India won’t accept shifting of LAC, China paying for its Ladakh misadventure: CDS Gen Bipin Rawat

Because of Indian defence forces’ firm and strong response, the Chinese Army is facing the “unanticipated consequences” of its misadventure in Ladakh, Chief of Defence Staff Gen Bipin Rawat said on Friday even as he stressed that status quo will have to be restored as India won’t accept any shifting of the Line of Actual Control.

The strong remarks on the situation on the China border were made by the CDS on a day when the two countries are holding their eighth round of Corps Commander-level talks to address the ongoing military stand-off which has been going on for the last over six months after transgressions by the PLA at multiple locations.

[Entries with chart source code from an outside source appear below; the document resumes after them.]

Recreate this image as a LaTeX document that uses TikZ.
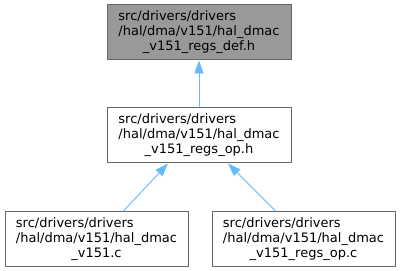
\documentclass[tikz,border=0pt]{standalone}
\usepackage{fontspec}
\setsansfont{DejaVu Sans}
\usetikzlibrary{arrows.meta,positioning}
\definecolor{edgeblue}{HTML}{63B8FF}
\definecolor{framegray}{HTML}{666666}
\definecolor{rootgray}{HTML}{999999}
\newcommand{\fname}[3]{\begin{tabular}{@{}l@{}}#1\\#2\\\multicolumn{1}{@{}c@{}}{#3}\end{tabular}}

\begin{document}
\begin{tikzpicture}[x=1pt,y=1pt,font=\sffamily\fontsize{13}{15}\selectfont,
  file/.style={draw=framegray,line width=1pt,fill=white,inner sep=0pt,
    minimum width=184pt,minimum height=55pt},
  root/.style={file,fill=rootgray},
  dep/.style={-{Triangle[length=13pt,width=9pt]},draw=edgeblue,line width=0.9pt}]
  \useasboundingbox (0,0) rectangle (400,271);
  \node[root] (regsdef) at (199,238.5)
    {\fname{src/drivers/drivers}{/hal/dma/v151/hal\_dmac}{\_v151\_regs\_def.h}};
  \node[file,below=47pt of regsdef] (regsop)
    {\fname{src/drivers/drivers}{/hal/dma/v151/hal\_dmac}{\_v151\_regs\_op.h}};
  \node[file,minimum width=183pt,below=48pt of regsop.south,anchor=north,xshift=-102.5pt] (dmac)
    {\fname{src/drivers/drivers}{/hal/dma/v151/hal\_dmac}{\_v151.c}};
  \node[file,minimum width=183pt,below=48pt of regsop.south,anchor=north,xshift=104.5pt] (regsopc)
    {\fname{src/drivers/drivers}{/hal/dma/v151/hal\_dmac}{\_v151\_regs\_op.c}};
  \draw[dep] (regsop) -- (regsdef);
  \draw[dep] ([xshift=26.5pt]dmac.north) -- ([xshift=-31pt]regsop.south);
  \draw[dep] ([xshift=-27.5pt]regsopc.north) -- ([xshift=29pt]regsop.south);
\end{tikzpicture}
\end{document}
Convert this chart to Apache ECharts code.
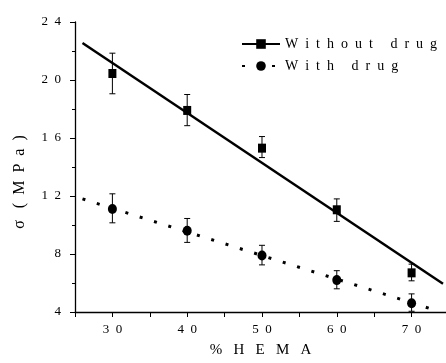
<!DOCTYPE html>
<html lang="en">
<head>
<meta charset="UTF-8">
<script src="https://cdn.jsdelivr.net/npm/echarts@6.0.0/dist/echarts.min.js"></script>
<title>Tensile strength vs HEMA</title>
<style>html,body{margin:0;padding:0;background:#fff;}</style>
</head>
<body>
<div id="main" style="width:446px;height:363px;"></div>
<script type="text/javascript">
// values
var hema = [30, 40, 50, 60, 70];
var withoutDrug = [20.45, 17.9, 15.3, 11.05, 6.7];
var withoutLow = [19.05, 16.85, 14.65, 10.25, 6.15];
var withoutHigh = [21.85, 19.0, 16.1, 11.8, 7.3];
var withDrug = [11.1, 9.6, 7.9, 6.2, 4.6];
var withLow = [10.15, 8.8, 7.25, 5.6, 4.05];
var withHigh = [12.15, 10.45, 8.6, 6.85, 5.25];
// fitted lines (end points)
var fitWithoutX = [26, 74.2];
var fitWithoutY = [22.55, 5.95];
var fitWithX = [26, 72.7];
var fitWithY = [11.8, 4.2];
var seriesNames = ['Without drug', 'With drug'];

var font = 'Liberation Serif';

// spread letters like the original figure
function spaced(s) {
  return String(s).split('').join('\u2002');
}
function pairs(xs, ys) {
  return xs.map(function (x, i) { return [x, ys[i]]; });
}
function errData(xs, lo, hi) {
  return xs.map(function (x, i) { return [x, lo[i], hi[i]]; });
}
function renderErr(params, api) {
  var top = api.coord([api.value(0), api.value(2)]);
  var bot = api.coord([api.value(0), api.value(1)]);
  var cap = 3;
  var st = { stroke: '#000', lineWidth: 1 };
  return {
    type: 'group',
    children: [
      { type: 'line', shape: { x1: top[0], y1: top[1], x2: bot[0], y2: bot[1] }, style: st },
      { type: 'line', shape: { x1: top[0] - cap, y1: top[1], x2: top[0] + cap, y2: top[1] }, style: st },
      { type: 'line', shape: { x1: bot[0] - cap, y1: bot[1], x2: bot[0] + cap, y2: bot[1] }, style: st }
    ]
  };
}

var myChart = echarts.init(document.getElementById('main'));

var option = {
  animation: false,
  backgroundColor: '#fff',
  grid: { left: 75, right: 0, top: 22, bottom: 47 },
  legend: {
    data: seriesNames,
    orient: 'vertical',
    left: 236,
    top: 32,
    itemWidth: 38,
    itemHeight: 12,
    itemGap: 8,
    formatter: function (name) { return spaced(name); },
    textStyle: { fontFamily: font, fontSize: 14, color: '#000' }
  },
  xAxis: {
    type: 'value',
    min: 25,
    max: 74.6,
    interval: 5,
    name: '%\u2002 H\u2002 E\u2002 M\u2002 A',
    nameLocation: 'middle',
    nameGap: 31,
    nameTextStyle: { fontFamily: font, fontSize: 15, color: '#000' },
    axisLine: { lineStyle: { color: '#000', width: 1.3 } },
    axisTick: { length: 5, lineStyle: { color: '#000', width: 1 } },
    axisLabel: {
      margin: 11,
      fontFamily: font,
      fontSize: 13,
      color: '#000',
      showMaxLabel: false,
      formatter: function (v) { return (v % 10 === 0) ? spaced(v) : ''; }
    },
    splitLine: { show: false }
  },
  yAxis: {
    type: 'value',
    min: 4,
    max: 24,
    interval: 4,
    name: 'σ\u2002 (\u2002M\u2002P\u2002a\u2002)',
    nameLocation: 'middle',
    nameGap: 47,
    nameTextStyle: { fontFamily: font, fontSize: 16, color: '#000', padding: [0, 30, 0, 0] },
    axisLine: { show: true, lineStyle: { color: '#000', width: 1.3 } },
    axisTick: { show: true, length: 5, lineStyle: { color: '#000', width: 1 } },
    minorTick: { show: true, splitNumber: 2, length: 3, lineStyle: { color: '#000', width: 1 } },
    axisLabel: {
      margin: 14,
      fontFamily: font,
      fontSize: 13,
      color: '#000',
      formatter: function (v) { return spaced(v); }
    },
    splitLine: { show: false }
  },
  series: [
    {
      name: seriesNames[0],
      type: 'line',
      data: pairs(fitWithoutX, fitWithoutY),
      symbol: 'rect',
      symbolSize: [8, 9],
      showSymbol: false,
      lineStyle: { color: '#000', width: 2.5 },
      itemStyle: { color: '#000' },
      z: 2
    },
    {
      name: seriesNames[1],
      type: 'line',
      data: pairs(fitWithX, fitWithY),
      symbol: 'circle',
      symbolSize: [9, 10],
      showSymbol: false,
      lineStyle: { color: '#000', width: 3, type: [3, 12] },
      itemStyle: { color: '#000' },
      z: 2
    },
    {
      type: 'custom',
      renderItem: renderErr,
      data: errData(hema, withoutLow, withoutHigh),
      z: 3
    },
    {
      type: 'custom',
      renderItem: renderErr,
      data: errData(hema, withLow, withHigh),
      z: 3
    },
    {
      type: 'scatter',
      data: pairs(hema, withoutDrug),
      symbol: 'rect',
      symbolSize: [8, 9],
      itemStyle: { color: '#000', opacity: 1 },
      z: 4
    },
    {
      type: 'scatter',
      data: pairs(hema, withDrug),
      symbol: 'circle',
      symbolSize: [9, 10],
      itemStyle: { color: '#000', opacity: 1 },
      z: 4
    }
  ]
};

myChart.setOption(option);
</script>
</body>
</html>
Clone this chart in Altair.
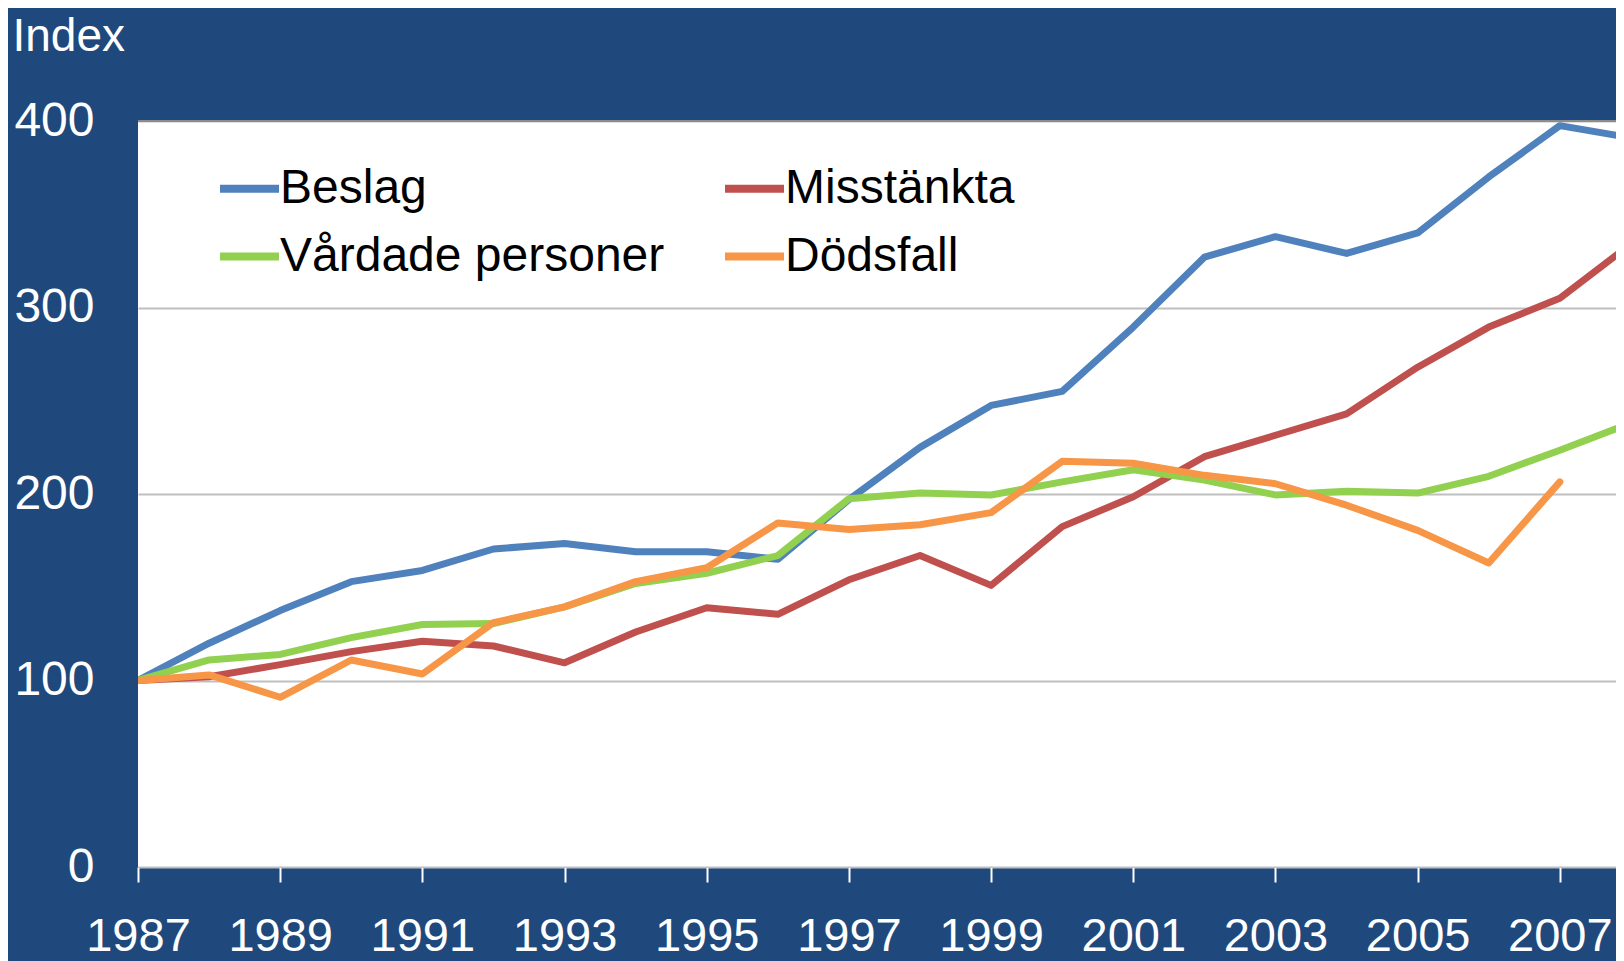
import altair as alt
import pandas as pd

years = list(range(1987, 2009))
series_names = ["Beslag", "Misstänkta", "Vårdade personer", "Dödsfall"]
legend_order = ["Beslag", "Vårdade personer", "Misstänkta", "Dödsfall"]
legend_colors = ["#4F81BD", "#92D050", "#C0504D", "#F79646"]

beslag = [100, 120, 137.5, 153, 159, 170.5, 173.5, 169, 169, 165, 197, 225,
          247.5, 255, 289.5, 327, 338, 329, 340, 370, 397.5, 391]
misstankta = [100, 102, 108.5, 115.5, 121, 118.5, 109.5, 126, 139, 135.5, 154, 167,
              151, 182.5, 198.5, 220, 231.5, 243, 268, 289.5, 305, 334]
vardade = [100, 111, 114, 123, 130, 130.5, 139.5, 152, 157.5, 167, 197.5, 200.5,
           199.5, 206.5, 213, 207.5, 199.5, 201.5, 200.5, 209.5, 223.5, 238]
dodsfall = [100, 103, 91, 111, 103.5, 131, 139.5, 153, 160.5, 184.5, 181, 183.5,
            190, 217.5, 216.5, 210, 205.5, 194, 180.5, 163, 206.5]

y_ticks = [0, 100, 200, 300, 400]
x_ticks = list(range(1987, 2008, 2))

rows = []
for name, vals in zip(series_names, [beslag, misstankta, vardade, dodsfall]):
    for yr, v in zip(years, vals):
        rows.append({"year": yr, "value": v, "series": name})
df = pd.DataFrame(rows)

FONT = "Liberation Sans"

x_scale = alt.Scale(domain=[1987, 2007.79], nice=False, zero=False)
y_scale = alt.Scale(domain=[0, 400], nice=False)

lines = alt.Chart(df).mark_line(
    strokeWidth=7, strokeJoin="round", strokeCap="round", clip=True
).encode(
    x=alt.X("year:Q", scale=x_scale,
            axis=alt.Axis(values=x_ticks, format="d", grid=False, tickSize=15,
                          tickWidth=2, tickColor="white", domainColor="#BFBFBF",
                          domainWidth=1, labelFontSize=47, labelColor="white",
                          labelFont=FONT, labelPadding=31, labelFlush=False,
                          labelOverlap=False, title=None)),
    y=alt.Y("value:Q", scale=y_scale,
            axis=alt.Axis(values=y_ticks, grid=True, gridColor="#BFBFBF",
                          gridWidth=2, domain=False, ticks=False, tickSize=0,
                          labelPadding=44, labelFontSize=48, labelColor="white",
                          labelFont=FONT, title="Index", titleAngle=0,
                          titleAlign="left", titleBaseline="top", titleX=-126,
                          titleY=-107, titleFontSize=46, titleFontWeight="normal",
                          titleColor="white", titleFont=FONT)),
    color=alt.Color("series:N",
                    scale=alt.Scale(domain=legend_order, range=legend_colors),
                    legend=alt.Legend(orient="none", legendX=78, legendY=34,
                                      columns=2, columnPadding=44, rowPadding=10,
                                      symbolType="stroke", symbolSize=3481,
                                      symbolStrokeWidth=8,
                                      labelOffset={"expr": "-3"},
                                      labelFontSize=48, labelFont=FONT,
                                      labelColor="black", labelLimit=0,
                                      padding=0, title=None)),
)

top_rule = alt.Chart(pd.DataFrame({"v": [400]})).mark_rule(
    color="#8C8C8C", strokeWidth=2
).encode(y=alt.Y("v:Q", scale=y_scale))

chart = alt.layer(top_rule, lines).properties(
    width=1478, height=746,
    padding={"left": 130, "top": 113, "right": 0, "bottom": 94},
    autosize=alt.AutoSizeParams(type="none"),
    background="#1F497D",
).configure_view(fill="white", stroke=None)

chart.save("out.html", embed_options={"renderer": "svg", "actions": False})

“The situation along the LAC in Eastern Ladakh remains tense. The People’s Liberation Army is facing unanticipated consequences of its misadventure in Ladakh because of Indian defence force’s firm and strong response. Our posturing is unambiguous– status quo has to be restored and we will not accept any shifting of the Line of Actual Control,” he said while addressing a webinar on 60 years of National Defence College.

He said that in the overall security calculus, a full-scale conflict with China is low on probability and that in the future the China-India relationship will be a competitive one.

“In the overall security calculus, a full-scale conflict with China is low on probability. However, border confrontations transgressions and unprovoked tactical military actions spiralling into larger conflict cannot be discounted,” he said.

“An unbalanced economic relationship is likely to ensure that in near future the China-India relationship will remain a fundamentally competitive one,” the CDS added.

While addressing the webinar, the CDS stated that there is a potential for escalation of threat perception for India as there is “constant friction with our two nuclear-armed neighbours with whom India has fought wars and are increasingly acting in collusion. They pose an omnipresent danger of regional instability.”

General Rawat also spoke at length on Pakistan as he stated that India’s western neighbour “Pakistan continues to remain the epicentre of armed Islamic insurgency and terrorism and is engaged in propagating false communal narrative to disrupt peace in India.”

“Pakistan has continued to remain the epicentre of armed Islamic insurgency and terrorism. For three decades now, the Pakistan army and its intelligence agency ISI have been waging a proxy war in Jammu and Kashmir. It is now increasingly resorting to non-kinetic means by launching vicious anti-India rhetoric on social media and propagating false communal narrative to create social disharmony within India,” he added.

General Rawat stated that Pakistan’s current economic crisis, its inability to come out of the FATF grey list, rising religious and ethnic fundamentalism, and internal power struggles will push it further into instability in the foreseeable future.

The surgical strikes post the Uri terror attack and the Balakot airstrikes have delivered a strong message to Pakistan that it no longer enjoys the impunity of pushing terrorists across the line of control under the nuclear bogey, he said.

“The new Indian template has injected ambiguity and uncertainty in Pakistan evident in its media reports about the Indian armed forces’ reaction. If Pakistan sponsored terrorist crosses the threshold of tolerance despite its internal instability, failing economy, international isolation and vitiated civil military relations, Pakistan will continue to profess that Kashmir is an unfinished agenda and its army will continue to raise the bogey of an existential threat from India to justify its disproportionately large strength and need for funds to maintain its fighting capabilities,” he added.

He also stressed the need to develop indigenous capability in terms of the country’s military requirements for strategic independence.

“As India grows in stature, security challenges will rise proportionately. We must move out of the constant threat of sanctions or dependency on individual nations for our military requirements and invest in building long-term indigenous capability for strategic independence and application of decisive military power to squarely meet present and emerging challenges,” CDS Rawat said.